Transcribe the material exactly. Images do not belong in the copy.

---- RECORDS PROVIDED

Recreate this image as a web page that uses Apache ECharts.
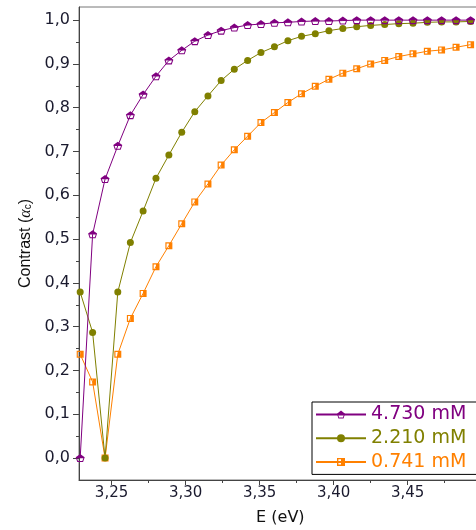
<!DOCTYPE html>
<html>
<head>
<meta charset="utf-8">
<script src="https://cdn.jsdelivr.net/npm/echarts@6/dist/echarts.min.js"></script>
<style>
  html, body { margin: 0; padding: 0; background: #fff; }
  #chart { width: 476px; height: 530px; }
</style>
</head>
<body>
<div id="chart"></div>
<script>
// Photon energy of each sample point (eV)
const energy = [3.2288, 3.2372, 3.2456, 3.2542, 3.2627, 3.2713, 3.2800, 3.2887, 3.2974, 3.3062,
                3.3151, 3.3240, 3.3329, 3.3419, 3.3509, 3.3600, 3.3691, 3.3783, 3.3876, 3.3968,
                3.4062, 3.4156, 3.4250, 3.4345, 3.4440, 3.4536, 3.4633, 3.4729, 3.4827, 3.4925];

// Contrast for each concentration
const contrast4730 = [0.000, 0.511, 0.637, 0.713, 0.783, 0.830, 0.872, 0.908, 0.931, 0.952,
                      0.966, 0.976, 0.983, 0.989, 0.991, 0.994, 0.995, 0.997, 0.998, 0.998,
                      0.999, 1.000, 1.000, 1.000, 1.000, 1.000, 1.000, 1.000, 1.000, 1.000];
const contrast2210 = [0.379, 0.287, 0.000, 0.379, 0.492, 0.564, 0.639, 0.692, 0.744, 0.791,
                      0.827, 0.862, 0.888, 0.908, 0.926, 0.939, 0.953, 0.963, 0.969, 0.976,
                      0.981, 0.985, 0.988, 0.990, 0.992, 0.993, 0.995, 0.996, 0.996, 0.997];
const contrast0741 = [0.237, 0.174, 0.000, 0.237, 0.319, 0.376, 0.437, 0.485, 0.535, 0.585,
                      0.626, 0.669, 0.704, 0.735, 0.766, 0.789, 0.812, 0.832, 0.849, 0.865,
                      0.879, 0.889, 0.900, 0.908, 0.917, 0.923, 0.929, 0.932, 0.938, 0.944];

const seriesNames = ['4.730 mM', '2.210 mM', '0.741 mM'];

// Axis ticks
const xTicks = [3.25, 3.30, 3.35, 3.40, 3.45];
const xMinorTicks = [3.275, 3.325, 3.375, 3.425, 3.475];
const yTicks = [0.0, 0.1, 0.2, 0.3, 0.4, 0.5, 0.6, 0.7, 0.8, 0.9, 1.0];
const yMinorTicks = [0.05, 0.15, 0.25, 0.35, 0.45, 0.55, 0.65, 0.75, 0.85, 0.95];

const PURPLE = '#800080';
const OLIVE = '#808000';
const ORANGE = '#ff8000';
const AXIS = '#444';
const LABEL = '#1a1a2e';

// Half-filled markers: outer outline with a reverse-wound hole
const halfPentagon = 'path://M5,0 L10,3.6 L8.2,9 L1.8,9 L0,3.6 Z M1.5,4.7 L2.6,7.8 L7.4,7.8 L8.5,4.7 Z';
const halfSquare = 'path://M0,0 L10,0 L10,10 L0,10 Z M1.7,1.7 L1.7,8.3 L5,8.3 L5,1.7 Z';

const commaFmt = (digits) => (v) => v.toFixed(digits).replace('.', ',');

const GRID = { left: 79, top: 7, right: -5.7, bottom: 50 };
const plotW = 476 - GRID.left - GRID.right;
const plotH = 530 - GRID.top - GRID.bottom;

const pairs = (ys) => energy.map((e, i) => [e, ys[i]]);

const chart = echarts.init(document.getElementById('chart'), null, { renderer: 'canvas' });

chart.setOption({
  animation: false,
  backgroundColor: '#fff',
  grid: Object.assign({
    show: true, borderColor: '#777', borderWidth: 1, backgroundColor: 'transparent',
    containLabel: false, outerBoundsMode: 'none'
  }, GRID),
  legend: {
    data: [
      { name: seriesNames[0], textStyle: { color: PURPLE } },
      { name: seriesNames[1], textStyle: { color: OLIVE } },
      { name: seriesNames[2], textStyle: { color: ORANGE } }
    ],
    orient: 'vertical',
    left: 312,
    top: 402,
    backgroundColor: '#fff',
    borderColor: '#000',
    borderWidth: 1,
    borderRadius: 0,
    padding: [3, 22, 3, 3],
    itemGap: 4.7,
    itemWidth: 50,
    itemHeight: 10,
    textStyle: { fontFamily: 'DejaVu Sans', fontSize: 19, lineHeight: 18 }
  },
  xAxis: [
    {
      type: 'value', min: 3.228, max: 3.5, position: 'bottom',
      name: 'E (eV)', nameLocation: 'middle', nameGap: 30,
      nameTextStyle: { fontFamily: 'DejaVu Sans', fontSize: 16, color: '#111' },
      axisLine: { show: true, onZero: false, lineStyle: { color: AXIS, width: 1 } },
      axisTick: { show: true, customValues: xTicks, length: 5, lineStyle: { color: AXIS } },
      axisLabel: { customValues: xTicks, formatter: commaFmt(2), fontFamily: 'DejaVu Sans', fontSize: 15, color: LABEL, margin: 6 },
      splitLine: { show: false }
    },
    {
      // minor ticks, laid over the bottom axis line
      type: 'value', min: 3.228, max: 3.5, position: 'top', offset: -plotH,
      axisLine: { show: false },
      axisTick: { show: true, inside: true, customValues: xMinorTicks, length: 3, lineStyle: { color: AXIS } },
      axisLabel: { show: false },
      splitLine: { show: false }
    }
  ],
  yAxis: [
    {
      type: 'value', min: -0.05, max: 1.03, position: 'left',
      name: 'Contrast ({a|α}{b|c})', nameLocation: 'middle', nameGap: 44,
      nameTextStyle: {
        fontFamily: 'Liberation Sans', fontSize: 16, color: '#111',
        rich: {
          a: { fontFamily: 'Liberation Serif', fontStyle: 'italic', fontSize: 16, color: '#111' },
          b: { fontFamily: 'Liberation Sans', fontSize: 10, color: '#111', verticalAlign: 'bottom', lineHeight: 12 }
        }
      },
      axisLine: { show: true, onZero: false, lineStyle: { color: AXIS, width: 1 } },
      axisTick: { show: true, customValues: yTicks, length: 6, lineStyle: { color: AXIS } },
      axisLabel: { customValues: yTicks, formatter: commaFmt(1), fontFamily: 'DejaVu Sans', fontSize: 16, color: LABEL, margin: 9 },
      splitLine: { show: false }
    },
    {
      // minor ticks, laid over the left axis line
      type: 'value', min: -0.05, max: 1.03, position: 'right', offset: -plotW,
      axisLine: { show: false },
      axisTick: { show: true, inside: true, customValues: yMinorTicks, length: 3, lineStyle: { color: AXIS } },
      axisLabel: { show: false },
      splitLine: { show: false }
    }
  ],
  series: [
    {
      name: seriesNames[2], type: 'line', data: pairs(contrast0741),
      xAxisIndex: 0, yAxisIndex: 0, clip: false, showAllSymbol: true,
      symbol: halfSquare, symbolSize: [7, 7],
      itemStyle: { color: ORANGE },
      lineStyle: { color: ORANGE, width: 1 }
    },
    {
      name: seriesNames[1], type: 'line', data: pairs(contrast2210),
      xAxisIndex: 0, yAxisIndex: 0, clip: false, showAllSymbol: true,
      symbol: 'circle', symbolSize: 7,
      itemStyle: { color: OLIVE },
      lineStyle: { color: OLIVE, width: 1 }
    },
    {
      name: seriesNames[0], type: 'line', data: pairs(contrast4730),
      xAxisIndex: 0, yAxisIndex: 0, clip: false, showAllSymbol: true,
      symbol: halfPentagon, symbolSize: [9, 8],
      itemStyle: { color: PURPLE },
      lineStyle: { color: PURPLE, width: 1 }
    }
  ]
});
</script>
</body>
</html>
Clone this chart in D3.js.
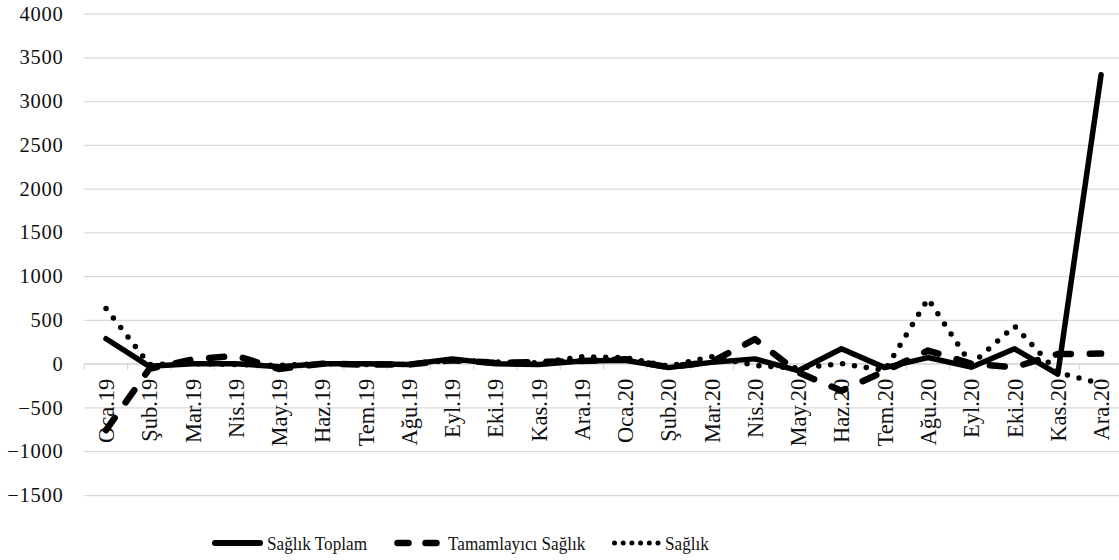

--------

CORRECT RESULT.
Recreate this image as a web page that uses Apache ECharts.
<!DOCTYPE html>
<html>
<head>
<meta charset="utf-8">
<script src="https://cdn.jsdelivr.net/npm/echarts@6/dist/echarts.min.js"></script>
<style>
  html, body { margin: 0; padding: 0; background: #fff; }
  #chart { width: 476px; height: 530px; }
</style>
</head>
<body>
<div id="chart"></div>
<script>
// Photon energy of each sample point (eV)
const energy = [3.2288, 3.2372, 3.2456, 3.2542, 3.2627, 3.2713, 3.2800, 3.2887, 3.2974, 3.3062,
                3.3151, 3.3240, 3.3329, 3.3419, 3.3509, 3.3600, 3.3691, 3.3783, 3.3876, 3.3968,
                3.4062, 3.4156, 3.4250, 3.4345, 3.4440, 3.4536, 3.4633, 3.4729, 3.4827, 3.4925];

// Contrast for each concentration
const contrast4730 = [0.000, 0.511, 0.637, 0.713, 0.783, 0.830, 0.872, 0.908, 0.931, 0.952,
                      0.966, 0.976, 0.983, 0.989, 0.991, 0.994, 0.995, 0.997, 0.998, 0.998,
                      0.999, 1.000, 1.000, 1.000, 1.000, 1.000, 1.000, 1.000, 1.000, 1.000];
const contrast2210 = [0.379, 0.287, 0.000, 0.379, 0.492, 0.564, 0.639, 0.692, 0.744, 0.791,
                      0.827, 0.862, 0.888, 0.908, 0.926, 0.939, 0.953, 0.963, 0.969, 0.976,
                      0.981, 0.985, 0.988, 0.990, 0.992, 0.993, 0.995, 0.996, 0.996, 0.997];
const contrast0741 = [0.237, 0.174, 0.000, 0.237, 0.319, 0.376, 0.437, 0.485, 0.535, 0.585,
                      0.626, 0.669, 0.704, 0.735, 0.766, 0.789, 0.812, 0.832, 0.849, 0.865,
                      0.879, 0.889, 0.900, 0.908, 0.917, 0.923, 0.929, 0.932, 0.938, 0.944];

const seriesNames = ['4.730 mM', '2.210 mM', '0.741 mM'];

// Axis ticks
const xTicks = [3.25, 3.30, 3.35, 3.40, 3.45];
const xMinorTicks = [3.275, 3.325, 3.375, 3.425, 3.475];
const yTicks = [0.0, 0.1, 0.2, 0.3, 0.4, 0.5, 0.6, 0.7, 0.8, 0.9, 1.0];
const yMinorTicks = [0.05, 0.15, 0.25, 0.35, 0.45, 0.55, 0.65, 0.75, 0.85, 0.95];

const PURPLE = '#800080';
const OLIVE = '#808000';
const ORANGE = '#ff8000';
const AXIS = '#444';
const LABEL = '#1a1a2e';

// Half-filled markers: outer outline with a reverse-wound hole
const halfPentagon = 'path://M5,0 L10,3.6 L8.2,9 L1.8,9 L0,3.6 Z M1.5,4.7 L2.6,7.8 L7.4,7.8 L8.5,4.7 Z';
const halfSquare = 'path://M0,0 L10,0 L10,10 L0,10 Z M1.7,1.7 L1.7,8.3 L5,8.3 L5,1.7 Z';

const commaFmt = (digits) => (v) => v.toFixed(digits).replace('.', ',');

const GRID = { left: 79, top: 7, right: -5.7, bottom: 50 };
const plotW = 476 - GRID.left - GRID.right;
const plotH = 530 - GRID.top - GRID.bottom;

const pairs = (ys) => energy.map((e, i) => [e, ys[i]]);

const chart = echarts.init(document.getElementById('chart'), null, { renderer: 'canvas' });

chart.setOption({
  animation: false,
  backgroundColor: '#fff',
  grid: Object.assign({
    show: true, borderColor: '#777', borderWidth: 1, backgroundColor: 'transparent',
    containLabel: false, outerBoundsMode: 'none'
  }, GRID),
  legend: {
    data: [
      { name: seriesNames[0], textStyle: { color: PURPLE } },
      { name: seriesNames[1], textStyle: { color: OLIVE } },
      { name: seriesNames[2], textStyle: { color: ORANGE } }
    ],
    orient: 'vertical',
    left: 312,
    top: 402,
    backgroundColor: '#fff',
    borderColor: '#000',
    borderWidth: 1,
    borderRadius: 0,
    padding: [3, 22, 3, 3],
    itemGap: 4.7,
    itemWidth: 50,
    itemHeight: 10,
    textStyle: { fontFamily: 'DejaVu Sans', fontSize: 19, lineHeight: 18 }
  },
  xAxis: [
    {
      type: 'value', min: 3.228, max: 3.5, position: 'bottom',
      name: 'E (eV)', nameLocation: 'middle', nameGap: 30,
      nameTextStyle: { fontFamily: 'DejaVu Sans', fontSize: 16, color: '#111' },
      axisLine: { show: true, onZero: false, lineStyle: { color: AXIS, width: 1 } },
      axisTick: { show: true, customValues: xTicks, length: 5, lineStyle: { color: AXIS } },
      axisLabel: { customValues: xTicks, formatter: commaFmt(2), fontFamily: 'DejaVu Sans', fontSize: 15, color: LABEL, margin: 6 },
      splitLine: { show: false }
    },
    {
      // minor ticks, laid over the bottom axis line
      type: 'value', min: 3.228, max: 3.5, position: 'top', offset: -plotH,
      axisLine: { show: false },
      axisTick: { show: true, inside: true, customValues: xMinorTicks, length: 3, lineStyle: { color: AXIS } },
      axisLabel: { show: false },
      splitLine: { show: false }
    }
  ],
  yAxis: [
    {
      type: 'value', min: -0.05, max: 1.03, position: 'left',
      name: 'Contrast ({a|α}{b|c})', nameLocation: 'middle', nameGap: 44,
      nameTextStyle: {
        fontFamily: 'Liberation Sans', fontSize: 16, color: '#111',
        rich: {
          a: { fontFamily: 'Liberation Serif', fontStyle: 'italic', fontSize: 16, color: '#111' },
          b: { fontFamily: 'Liberation Sans', fontSize: 10, color: '#111', verticalAlign: 'bottom', lineHeight: 12 }
        }
      },
      axisLine: { show: true, onZero: false, lineStyle: { color: AXIS, width: 1 } },
      axisTick: { show: true, customValues: yTicks, length: 6, lineStyle: { color: AXIS } },
      axisLabel: { customValues: yTicks, formatter: commaFmt(1), fontFamily: 'DejaVu Sans', fontSize: 16, color: LABEL, margin: 9 },
      splitLine: { show: false }
    },
    {
      // minor ticks, laid over the left axis line
      type: 'value', min: -0.05, max: 1.03, position: 'right', offset: -plotW,
      axisLine: { show: false },
      axisTick: { show: true, inside: true, customValues: yMinorTicks, length: 3, lineStyle: { color: AXIS } },
      axisLabel: { show: false },
      splitLine: { show: false }
    }
  ],
  series: [
    {
      name: seriesNames[2], type: 'line', data: pairs(contrast0741),
      xAxisIndex: 0, yAxisIndex: 0, clip: false, showAllSymbol: true,
      symbol: halfSquare, symbolSize: [7, 7],
      itemStyle: { color: ORANGE },
      lineStyle: { color: ORANGE, width: 1 }
    },
    {
      name: seriesNames[1], type: 'line', data: pairs(contrast2210),
      xAxisIndex: 0, yAxisIndex: 0, clip: false, showAllSymbol: true,
      symbol: 'circle', symbolSize: 7,
      itemStyle: { color: OLIVE },
      lineStyle: { color: OLIVE, width: 1 }
    },
    {
      name: seriesNames[0], type: 'line', data: pairs(contrast4730),
      xAxisIndex: 0, yAxisIndex: 0, clip: false, showAllSymbol: true,
      symbol: halfPentagon, symbolSize: [9, 8],
      itemStyle: { color: PURPLE },
      lineStyle: { color: PURPLE, width: 1 }
    }
  ]
});
</script>
</body>
</html>
Clone this chart in D3.js.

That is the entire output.